Can anyone comment on any new activity in Hughes County, OK.? I received an offer of $350 per acre and 3/16 royalty, 3 years, in reference to E/2, S/E4 of Sec. 11 Township 7 north range 9 east. The offer comes from Continental Land Resources in Edmond, OK. Any dealings with these people?

Thank You.

Trying to work out the terms with them in 2-6N-9E, 5-6N-9E and 3-6N-9E. Have not discussed lease bonus amount yet. Thanks for the info. Yes, I have leased with them in the past. I don't have any complaints.

Make sure you get no deductions at all, not "enhanced" or the post production costs will potentially cost you a lot.

M Barnes ... that is precisely why our negotiations have stalled. Dealing with this with more than one company right now, and they have hinted at force pooling me. Total of 7 different tracts right now. Very disappointing that they are playing this way ... especially since my previous Exhibit "A" gave them reasonable latitude and they have opted to deduct 40% of my gross revenue

It is my understanding that Force Pooling has no deductions if done since May 2012. I go that route if I can't get the lease I want.

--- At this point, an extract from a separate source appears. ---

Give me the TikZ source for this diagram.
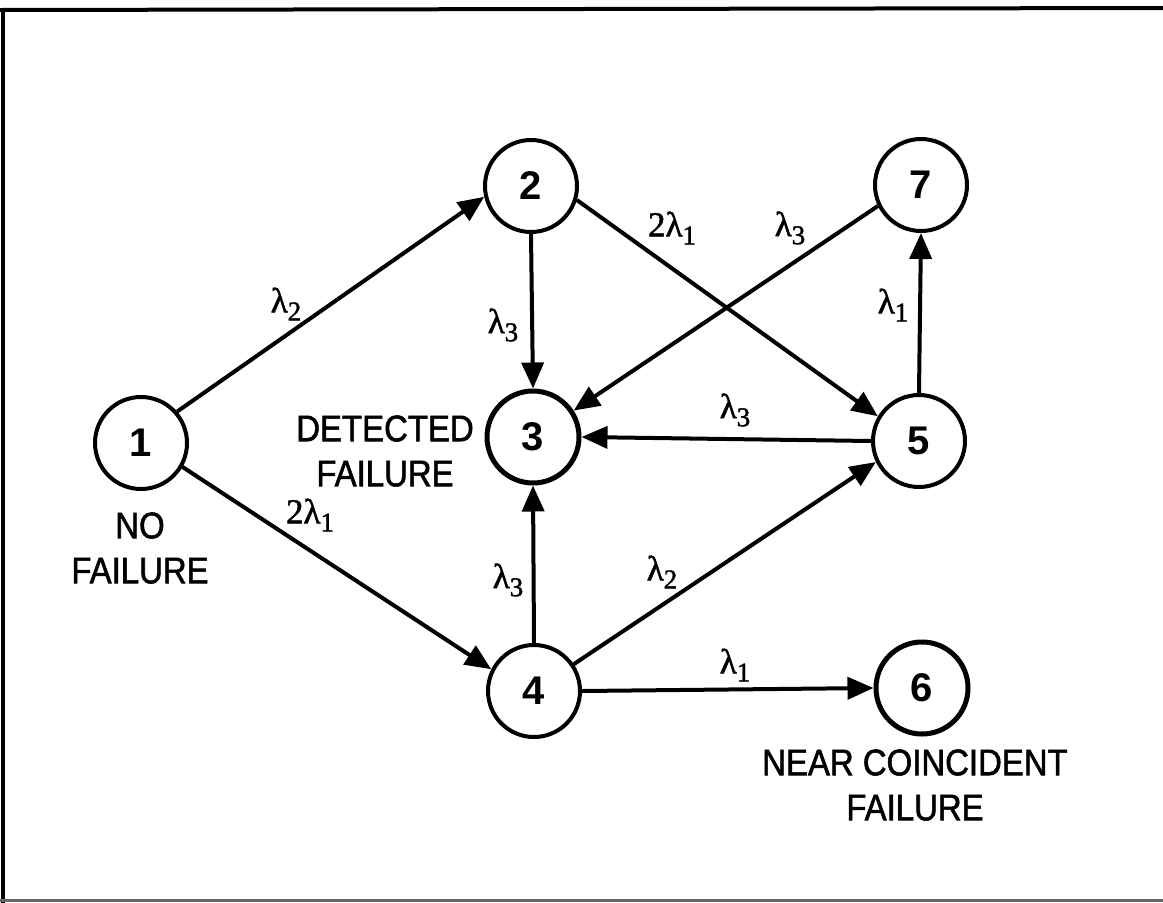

I don't have the statute at my fingertips at the moment since I am on a business trip, but it was legislated. Super important in gas prone areas! I have some old leases that the post production charges are 80% of my royalties.

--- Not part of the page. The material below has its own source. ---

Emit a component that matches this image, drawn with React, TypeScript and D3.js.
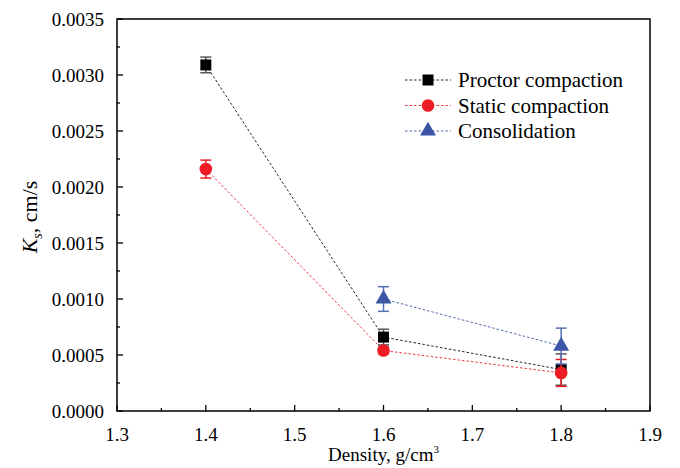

I missed that one! Will have to pull the one OGL I got leased on and check the date. Thanks so much!

My comment only pertains to Force poolings. The terms of a signed lease have their own clauses which rule for them.

M Barnes, in agreement. We are talking force pooling not previously negotiated. I’ve been advised of the following: "They MAY deduct post-production costs.

New Dominion v Parks Family, 2008

"The Commission stayed within its bounds in defining its order. It clarified for the parties its intent-the phrase “normal 1/8 royalty interest as defined by 52 O.S. Section 87.1(e)(1977)” permits deduction of post-production costs; specifically, under the pooling orders at issue, New Dominion may deduct transportation, treatment, and onsite compression after production to the surface in calculating any royalty owed to Parks Family or other royalty owners in the other wells”

I have producing minerals in wells that Petroquest is the Operator. The gross purchase price for natural gas in these wells has been $2.50MCFG. Forget about what MCFG stands for. The important part of my message is the % of the price deduction once post production costs have been removed. Our price of $2.50 was reduced to $1.85. That represents a 26% price reduction. 2% of the 26% is Oklahoma state wellhead tax. Having been a Landman for years and a mineral owner, I believe an interesting counter offer to the oil and gas companies that want to lease your minerals would to include a clause that the post production costs in no event would be greater than 10.0% of the gross wellhead price. This 10% would not include any state taxes. To me that seems like a relief to an oil companies accounting department to have a fixed maximum % that can be charged. This 10% will not be used if the post production charges are below 10%. I don't see that ever happening. Explain it to the oil company like this,"now there is no transparency from Purchaser to Operator, and Operator to Mineral Owner. Thus we have class action suits filed. A fixed % ceiling of 10%,would provide the lacking transparency and have a more predictable revenue stream for the mineral owner.